Quelle est la programmation de ce festival et comment avez-vous identifié les artistes ?

En s’immergeant dans la culture arménienne on a été frappé par sa densité. Pour nous, il était impossible de présenter l’Arménie de manière réduite et formatée. On ne voulait l’aborder ni de manière folklorique ou touristique ni de manière géopolitique. Il y avait beaucoup à croiser et on avait envie d’embrasser l’Arménie dans son ensemble, dans ce qu'elle a de plus admirable mais aussi de plus de douloureux, de plus compliqué, que ce soit à propos de son actualité ou de sa mémoire. Très rapidement on a décidé d’un format de quinze jours. Ce n’était pas du tout l’ambition du départ. Cette programmation de deux semaines a été rendue possible grâce au soutien très large de nombreux partenaires : le musée de Mont de Marsan, son centre d’art contemporain, les librairies, les cinémas, la médiathèque. Chacun porte en eux une pierre de cet édifice.

La programmation s’est aussi faite au gré des rencontres. Je suis un grand adepte de la sérendipité. Je découvre des choses que je ne cherchais pas alors que je cherchais des choses que je ne trouve pas. Le regard avisé et bienveillant de Serge Avédikian nous a par ailleurs permis de sélectionner les films qui seront projetés. Les conseils permanents et récurrents de Christina Galstian nous ont permis de choisir les spectacles. C’est ce formidable réseau de fraternité et de solidarité, en France et en Arménie, qui a rendu possible cette connexion, dans un temps très court, entre plein de personnages extraordinaires. En l’espace de seulement dix mois, j’ai multiplié des rencontres marquantes et exceptionnelles, d’une richesse absolue. Il y a un avant et un après. En me permettant de mieux comprendre leurs origines, tous ces gens m’ont également conduit a me requestionner sur mes propres origines. En France, on n’a pas les mêmes rapports à la mémoire, à la patrie. L’Arménie m’a fait grandir et continue de le faire, de me passionner et de me parler profondément. Il y a eu un vrai choc esthétique en découvrant ce pays que je tien à retransmettre au public de Mont de Marsan à travers ce festival. C’est mon rôle d’être un passeur de cultures, de talents et de richesses artistiques.

 

Qui est le public cible de ce Festival ?

Des gens vont venir de l’étranger, des artistes arméniens aussi, bien évidemment. On invite toute la communauté arménienne de France à cette occasion, qu'elle vienne de Marseille, de Paris ou de Lyon. C’est très ouvert et nous ne voulons pas limiter cette programmation aux seuls arménophiles éclairés. Bien au contraire tous les publics et ceux qui ne connaissaient pas encore l’Arménie sont bienvenus. Mont de Marsan ne compte pas une très grande communauté arménienne, il y a un côté décalé, presque surréaliste, mais c’est aussi un avantage : cette proposition artistique est portée par des non-Arméniens sur un territoire non-arménien, c’est-à-dire affranchie de toute tension, de toute influence ou  approche partisane. Elle se veut neutre, dépassionné et artistique. Aucun militantisme dans ce que nous véhiculons. La culture est le meilleur moyen de rassembler, voire de réconcilier les peuples.

 

Après le festival, comment vont se traduire les liens noués autour de cette grande rencontre ?

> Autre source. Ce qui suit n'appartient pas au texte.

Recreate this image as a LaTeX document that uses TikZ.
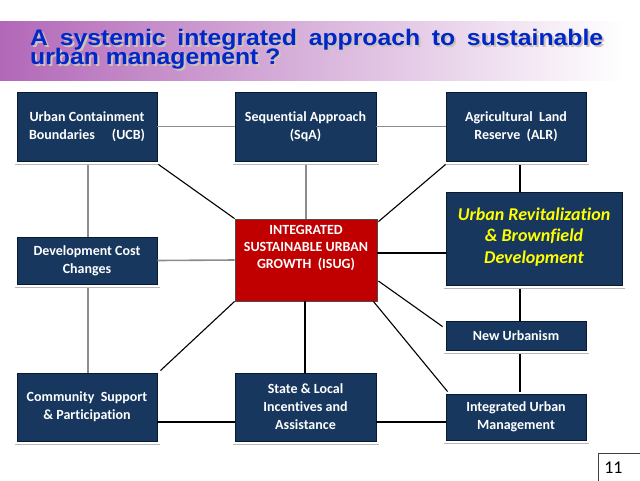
\documentclass[tikz,border=0pt]{standalone}
\usepackage{fontspec}
\setmainfont{Carlito}[Ligatures=CommonOff]
\newfontfamily\titlefont{Liberation Sans}[FakeStretch=1.1]
\usetikzlibrary{calc}
\definecolor{navy}{RGB}{23,55,94}
\definecolor{navyedge}{RGB}{10,25,50}
\definecolor{isugred}{RGB}{192,0,0}
\definecolor{titleblue}{RGB}{0,40,200}
\definecolor{titleshadow}{RGB}{205,195,185}
\definecolor{bandpurple}{RGB}{178,104,184}
\definecolor{bandmid}{RGB}{228,218,232}
\definecolor{linegray}{RGB}{140,140,140}
\definecolor{shadowgray}{RGB}{185,185,185}
\definecolor{uryellow}{RGB}{255,255,0}
\tikzset{
  navybox/.style={draw=navyedge, line width=0.8pt, fill=navy, text=white,
    font=\bfseries\fontsize{14}{18}\selectfont, align=center, inner sep=0pt},
  redbox/.style={draw=black!70, line width=0.8pt, fill=isugred, text=white,
    font=\bfseries\fontsize{14}{17}\selectfont, align=center, inner sep=0pt},
  glink/.style={draw=linegray, line width=1.6pt},
  blink/.style={draw=black, line width=1.1pt},
  boxshadow/.style={draw=shadowgray, line width=1.8pt},
  titletext/.style={font=\titlefont\bfseries\fontsize{22.5}{19}\selectfont, inner sep=0pt, anchor=base west}
}
\newcommand{\lineone}{\hbox to 573pt{A\hskip 6pt plus 1fill minus 6pt systemic\hskip 6pt plus 1fill minus 6pt integrated\hskip 6pt plus 1fill minus 6pt approach\hskip 6pt plus 1fill minus 6pt to\hskip 6pt plus 1fill minus 6pt sustainable}}
\begin{document}
\begin{tikzpicture}[x=1pt,y=-1pt]
\useasboundingbox (0,0) rectangle (640,480);
\fill[white] (0,0) rectangle (640,480);
% title band
\shade[left color=bandpurple, middle color=bandmid, right color=white] (0,21) rectangle (624,80);
\node[titletext, text=titleshadow] at (32,47.5) {\lineone};
\node[titletext, text=titleshadow] at (32,66.5) {urban management ?};
\node[titletext, text=titleblue] (t1) at (30,45) {\lineone};
\node[titletext, text=titleblue] (t2) at (30,64) {urban management ?};

% boxes
\node[navybox, minimum width=140pt, minimum height=69pt] (UCB) at (87,126.5)
  {Urban Containment\\\hbox to 116pt{Boundaries\hfill(UCB)}};
\node[navybox, minimum width=141pt, minimum height=69pt] (SqA) at (305.5,126.5)
  {Sequential Approach\\(SqA)};
\node[navybox, minimum width=140pt, minimum height=69pt] (ALR) at (516,126.5)
  {Agricultural\ \ Land\\Reserve\ \ (ALR)};
\node[navybox, minimum width=140pt, minimum height=47pt] (DC) at (87,260.5)
  {Development Cost\\Changes};
\node[redbox, minimum width=142pt, minimum height=82pt] (ISUG) at (306,260)
  {\raisebox{8.5pt}[0pt][0pt]{\parbox{140pt}{\centering INTEGRATED\\SUSTAINABLE URBAN\\GROWTH\ \ (ISUG)}}};
\node[navybox, minimum width=176pt, minimum height=93pt, text=uryellow,
  font=\bfseries\itshape\fontsize{18}{21.5}\selectfont] (UR) at (534,238.5)
  {\raisebox{-2.5pt}[0pt][0pt]{\parbox{170pt}{\centering Urban Revitalization\\\& Brownfield\\Development}}};
\node[navybox, minimum width=140pt, minimum height=29pt] (NU) at (516,335.5)
  {New Urbanism};
\node[navybox, minimum width=140pt, minimum height=68pt] (Com) at (87,407)
  {Community\ \ Support\\\& Participation};
\node[navybox, minimum width=141pt, minimum height=68pt] (State) at (305.5,407)
  {State \& Local\\Incentives and\\Assistance};
\node[navybox, minimum width=140pt, minimum height=46pt] (IUM) at (516,417)
  {Integrated Urban\\Management};

% box shadows
\foreach \b in {UCB,SqA,ALR,DC,UR,NU,Com,State,IUM}
  \draw[boxshadow] ($(\b.south west)+(-2,3)$) -- ($(\b.south east)+(3,3)$);

% gray connectors
\draw[glink] (UCB.east) -- (SqA.west);
\draw[glink] (SqA.east) -- (ALR.west);
\draw[glink] ($(UCB.south)+(1,4)$) -- ($(DC.north)+(1,0)$);
\draw[glink] ($(DC.south)+(1,4)$) -- ($(Com.north)+(1,0)$);
\draw[glink] (DC.east) -- (ISUG.west);
\draw[glink] ($(SqA.south)+(0.5,4)$) -- (ISUG.north);

% black connectors
\draw[blink] ($(UCB.south east)+(1,3)$) -- (ISUG.north west);
\draw[blink] ($(ALR.south west)+(0,3)$) -- ($(ISUG.north east)+(1,3)$);
\draw[blink] ($(ALR.south)+(4,4)$) -- ($(UR.north)+(-14,0)$);
\draw[blink] ($(ISUG.east)+(0,-7)$) -- ($(UR.west)+(0,14.5)$);
\draw[blink] ($(UR.south)+(-14,4)$) -- ($(NU.north)+(4,0)$);
\draw[blink] ($(ISUG.east)+(1,21)$) -- ($(NU.north west)+(-3,6)$);
\draw[blink] ($(NU.south)+(4,4)$) -- ($(IUM.north)+(4,-2)$);
\draw[blink] ($(ISUG.south east)+(-4,0)$) -- ($(IUM.north west)+(2,-2)$);
\draw[blink] ($(ISUG.south)+(-1,0)$) -- ($(State.north)+(-0.5,0)$);
\draw[blink] (ISUG.south west) -- ($(Com.north east)+(3,-2)$);
\draw[blink] ($(Com.east)+(0,15)$) -- ($(State.west)+(0,15)$);
\draw[blink] ($(State.east)+(0,15)$) -- ($(IUM.west)+(0,5)$);

% page number
\node[draw=black!75, line width=0.6pt, anchor=north west, text width=36pt, align=left,
  inner xsep=6pt, minimum height=28pt, font=\fontsize{18}{20}\selectfont] (pg) at (598,453) {11};
\end{tikzpicture}
\end{document}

La relation établie entre Mont de Marsan et l’Arménie se veut durable. Dès le début, nous avons souhaité que cette relation s’inscrive dans le temps et qu'elle s’enrichisse. La double porte d’entrée est culturelle. Nous envisageons par la suite des échanges entre les établissements scolaires, des voyages, une coopération économique…. Le jumelage avec la ville de Gyumri en est la meilleure illustration. Cette relation naissante va évoluer, mûrir, s’enrichir et continuer à rapprocher nos deux pays. Il y aura une place pour l’Arménie dans la programmation de toutes les saisons du théâtre de Gascogne.